### What to work on:
Give the data below again exactly as written, without its pictures.
### Data block ###
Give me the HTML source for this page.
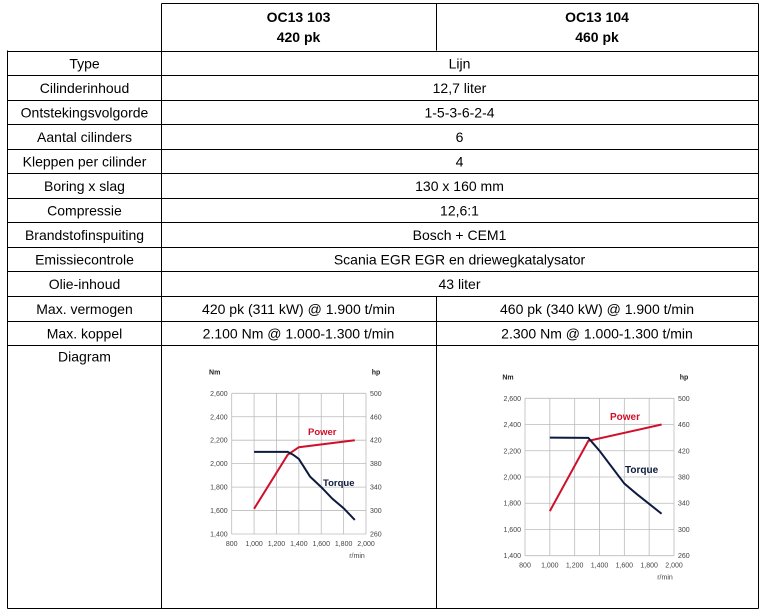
<!DOCTYPE html>
<html><head><meta charset="utf-8"><style>
html,body{margin:0;padding:0;background:#fff;}
svg{display:block;}
.t{font-family:"Liberation Sans",Arial,sans-serif;font-size:14px;fill:#000;}
.b{font-weight:bold;}
.s{font-family:"Liberation Sans",Arial,sans-serif;font-size:7px;fill:#444;}
.sb{font-family:"Liberation Sans",Arial,sans-serif;font-size:7px;font-weight:bold;fill:#222;}
</style></head><body>
<svg id="s" width="764" height="611" xmlns="http://www.w3.org/2000/svg"></svg>
<script>
var s=document.getElementById('s'),h='';
function L(x1,y1,x2,y2,c,w){h+='<line x1="'+x1+'" y1="'+y1+'" x2="'+x2+'" y2="'+y2+'" stroke="'+(c||'#000')+'" stroke-width="'+(w||1)+'"/>';}
function T(x,y,t,cl,a){h+='<text x="'+x+'" y="'+y+'" class="'+cl+'" text-anchor="'+(a||'middle')+'">'+t+'</text>';}
L(161.5,3.5,758.5,3.5);L(161.5,3.5,161.5,608.5);L(758.5,3.5,758.5,608.5);L(436.5,3.5,436.5,50.5);
L(7.5,50.5,7.5,608.5);L(7.5,608.5,758.5,608.5);
var rows=[];for(var i=0;i<=12;i++){var y=Math.round(50.5+i*24.55)+0.5;rows.push(y);L(7.5,y,758.5,y);}
L(436.5,rows[10],436.5,608.5);
T(298.5,22,'OC13 103','t b');T(298.5,42,'420 pk','t b');
T(597,22,'OC13 104','t b');T(597,42,'460 pk','t b');
var lab=['Type','Cilinderinhoud','Ontstekingsvolgorde','Aantal cilinders','Kleppen per cilinder','Boring x slag','Compressie','Brandstofinspuiting','Emissiecontrole','Olie-inhoud','Max. vermogen','Max. koppel','Diagram'];
var val=['Lijn','12,7 liter','1-5-3-6-2-4','6','4','130 x 160 mm','12,6:1','Bosch + CEM1','Scania EGR EGR en driewegkatalysator','43 liter'];
for(var i=0;i<13;i++){var y=(i<12?(rows[i]+rows[i+1])/2+5:rows[12]+16);T(84.5,y,lab[i],'t');if(i<10)T(459.5,y,val[i],'t');}
T(298.5,(rows[10]+rows[11])/2+5,'420 pk (311 kW) @ 1.900 t/min','t');
T(597,(rows[10]+rows[11])/2+5,'460 pk (340 kW) @ 1.900 t/min','t');
T(298.5,(rows[11]+rows[12])/2+5,'2.100 Nm @ 1.000-1.300 t/min','t');
T(597,(rows[11]+rows[12])/2+5,'2.300 Nm @ 1.000-1.300 t/min','t');
function chart(x0,x1,y0,y1,tq,pw){
 var X=function(r){return x0+(r-800)/1200*(x1-x0)},Y=function(v){return y1-(v-1400)/1200*(y1-y0)},H=function(v){return y1-(v-260)/240*(y1-y0)};
 for(var r=800;r<=2000;r+=200)L(X(r),y0,X(r),y1,'#bbb',0.8);
 for(var v=1400;v<=2600;v+=200)L(x0,Y(v),x1,Y(v),'#bbb',0.8);
 for(var v=1400;v<=2600;v+=200)T(x0-4,Y(v)+2.5,v.toLocaleString('en-US'),'s','end');
 for(var v=260;v<=500;v+=40)T(x1+4,H(v)+2.5,v,'s','start');
 for(var r=800;r<=2000;r+=200)T(X(r),y1+12,r.toLocaleString('en-US'),'s');
 T(x1-9,y1+24,'r/min','s');
 T(x0-17,y0-19,'Nm','sb');T(x1+10,y0-19,'hp','sb');
 var p=pw.map(function(a){return X(a[0])+','+H(a[1])}).join(' ');
 h+='<polyline points="'+p+'" fill="none" stroke="#d0102a" stroke-width="2"/>';
 var q=tq.map(function(a){return X(a[0])+','+Y(a[1])}).join(' ');
 h+='<polyline points="'+q+'" fill="none" stroke="#0d1a40" stroke-width="2"/>';
}
chart(231.7,366,393.3,534,[[1000,2100],[1300,2100],[1350,2075],[1400,2040],[1500,1890],[1600,1800],[1700,1700],[1800,1620],[1900,1520]],[[1000,303],[1300,395],[1400,408],[1900,420]]);
chart(525,674,398.3,555.7,[[1000,2300],[1310,2298],[1400,2200],[1600,1950],[1700,1870],[1900,1720]],[[1000,328],[1310,435],[1900,460]]);
var F='font-family:Liberation Sans,Arial,sans-serif;font-weight:bold;';
h+='<text x="308" y="435" style="'+F+'font-size:9.5px;fill:#d0102a">Power</text>';
h+='<text x="323" y="486" style="'+F+'font-size:9.5px;fill:#0d1a40">Torque</text>';
h+='<text x="610" y="420" style="'+F+'font-size:10px;fill:#d0102a">Power</text>';
h+='<text x="625" y="473" style="'+F+'font-size:10px;fill:#0d1a40">Torque</text>';
s.innerHTML=h;
</script>
</body></html>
###
### Output of the task:
Give me the HTML source for this page.
<!DOCTYPE html>
<html><head><meta charset="utf-8"><style>
html,body{margin:0;padding:0;background:#fff;}
svg{display:block;}
.t{font-family:"Liberation Sans",Arial,sans-serif;font-size:14px;fill:#000;}
.b{font-weight:bold;}
.s{font-family:"Liberation Sans",Arial,sans-serif;font-size:7px;fill:#444;}
.sb{font-family:"Liberation Sans",Arial,sans-serif;font-size:7px;font-weight:bold;fill:#222;}
</style></head><body>
<svg id="s" width="764" height="611" xmlns="http://www.w3.org/2000/svg"></svg>
<script>
var s=document.getElementById('s'),h='';
function L(x1,y1,x2,y2,c,w){h+='<line x1="'+x1+'" y1="'+y1+'" x2="'+x2+'" y2="'+y2+'" stroke="'+(c||'#000')+'" stroke-width="'+(w||1)+'"/>';}
function T(x,y,t,cl,a){h+='<text x="'+x+'" y="'+y+'" class="'+cl+'" text-anchor="'+(a||'middle')+'">'+t+'</text>';}
L(161.5,3.5,758.5,3.5);L(161.5,3.5,161.5,608.5);L(758.5,3.5,758.5,608.5);L(436.5,3.5,436.5,50.5);
L(7.5,50.5,7.5,608.5);L(7.5,608.5,758.5,608.5);
var rows=[];for(var i=0;i<=12;i++){var y=Math.round(50.5+i*24.55)+0.5;rows.push(y);L(7.5,y,758.5,y);}
L(436.5,rows[10],436.5,608.5);
T(298.5,22,'OC13 103','t b');T(298.5,42,'420 pk','t b');
T(597,22,'OC13 104','t b');T(597,42,'460 pk','t b');
var lab=['Type','Cilinderinhoud','Ontstekingsvolgorde','Aantal cilinders','Kleppen per cilinder','Boring x slag','Compressie','Brandstofinspuiting','Emissiecontrole','Olie-inhoud','Max. vermogen','Max. koppel','Diagram'];
var val=['Lijn','12,7 liter','1-5-3-6-2-4','6','4','130 x 160 mm','12,6:1','Bosch + CEM1','Scania EGR EGR en driewegkatalysator','43 liter'];
for(var i=0;i<13;i++){var y=(i<12?(rows[i]+rows[i+1])/2+5:rows[12]+16);T(84.5,y,lab[i],'t');if(i<10)T(459.5,y,val[i],'t');}
T(298.5,(rows[10]+rows[11])/2+5,'420 pk (311 kW) @ 1.900 t/min','t');
T(597,(rows[10]+rows[11])/2+5,'460 pk (340 kW) @ 1.900 t/min','t');
T(298.5,(rows[11]+rows[12])/2+5,'2.100 Nm @ 1.000-1.300 t/min','t');
T(597,(rows[11]+rows[12])/2+5,'2.300 Nm @ 1.000-1.300 t/min','t');
function chart(x0,x1,y0,y1,tq,pw){
 var X=function(r){return x0+(r-800)/1200*(x1-x0)},Y=function(v){return y1-(v-1400)/1200*(y1-y0)},H=function(v){return y1-(v-260)/240*(y1-y0)};
 for(var r=800;r<=2000;r+=200)L(X(r),y0,X(r),y1,'#bbb',0.8);
 for(var v=1400;v<=2600;v+=200)L(x0,Y(v),x1,Y(v),'#bbb',0.8);
 for(var v=1400;v<=2600;v+=200)T(x0-4,Y(v)+2.5,v.toLocaleString('en-US'),'s','end');
 for(var v=260;v<=500;v+=40)T(x1+4,H(v)+2.5,v,'s','start');
 for(var r=800;r<=2000;r+=200)T(X(r),y1+12,r.toLocaleString('en-US'),'s');
 T(x1-9,y1+24,'r/min','s');
 T(x0-17,y0-19,'Nm','sb');T(x1+10,y0-19,'hp','sb');
 var p=pw.map(function(a){return X(a[0])+','+H(a[1])}).join(' ');
 h+='<polyline points="'+p+'" fill="none" stroke="#d0102a" stroke-width="2"/>';
 var q=tq.map(function(a){return X(a[0])+','+Y(a[1])}).join(' ');
 h+='<polyline points="'+q+'" fill="none" stroke="#0d1a40" stroke-width="2"/>';
}
chart(231.7,366,393.3,534,[[1000,2100],[1300,2100],[1350,2075],[1400,2040],[1500,1890],[1600,1800],[1700,1700],[1800,1620],[1900,1520]],[[1000,303],[1300,395],[1400,408],[1900,420]]);
chart(525,674,398.3,555.7,[[1000,2300],[1310,2298],[1400,2200],[1600,1950],[1700,1870],[1900,1720]],[[1000,328],[1310,435],[1900,460]]);
var F='font-family:Liberation Sans,Arial,sans-serif;font-weight:bold;';
h+='<text x="308" y="435" style="'+F+'font-size:9.5px;fill:#d0102a">Power</text>';
h+='<text x="323" y="486" style="'+F+'font-size:9.5px;fill:#0d1a40">Torque</text>';
h+='<text x="610" y="420" style="'+F+'font-size:10px;fill:#d0102a">Power</text>';
h+='<text x="625" y="473" style="'+F+'font-size:10px;fill:#0d1a40">Torque</text>';
s.innerHTML=h;
</script>
</body></html>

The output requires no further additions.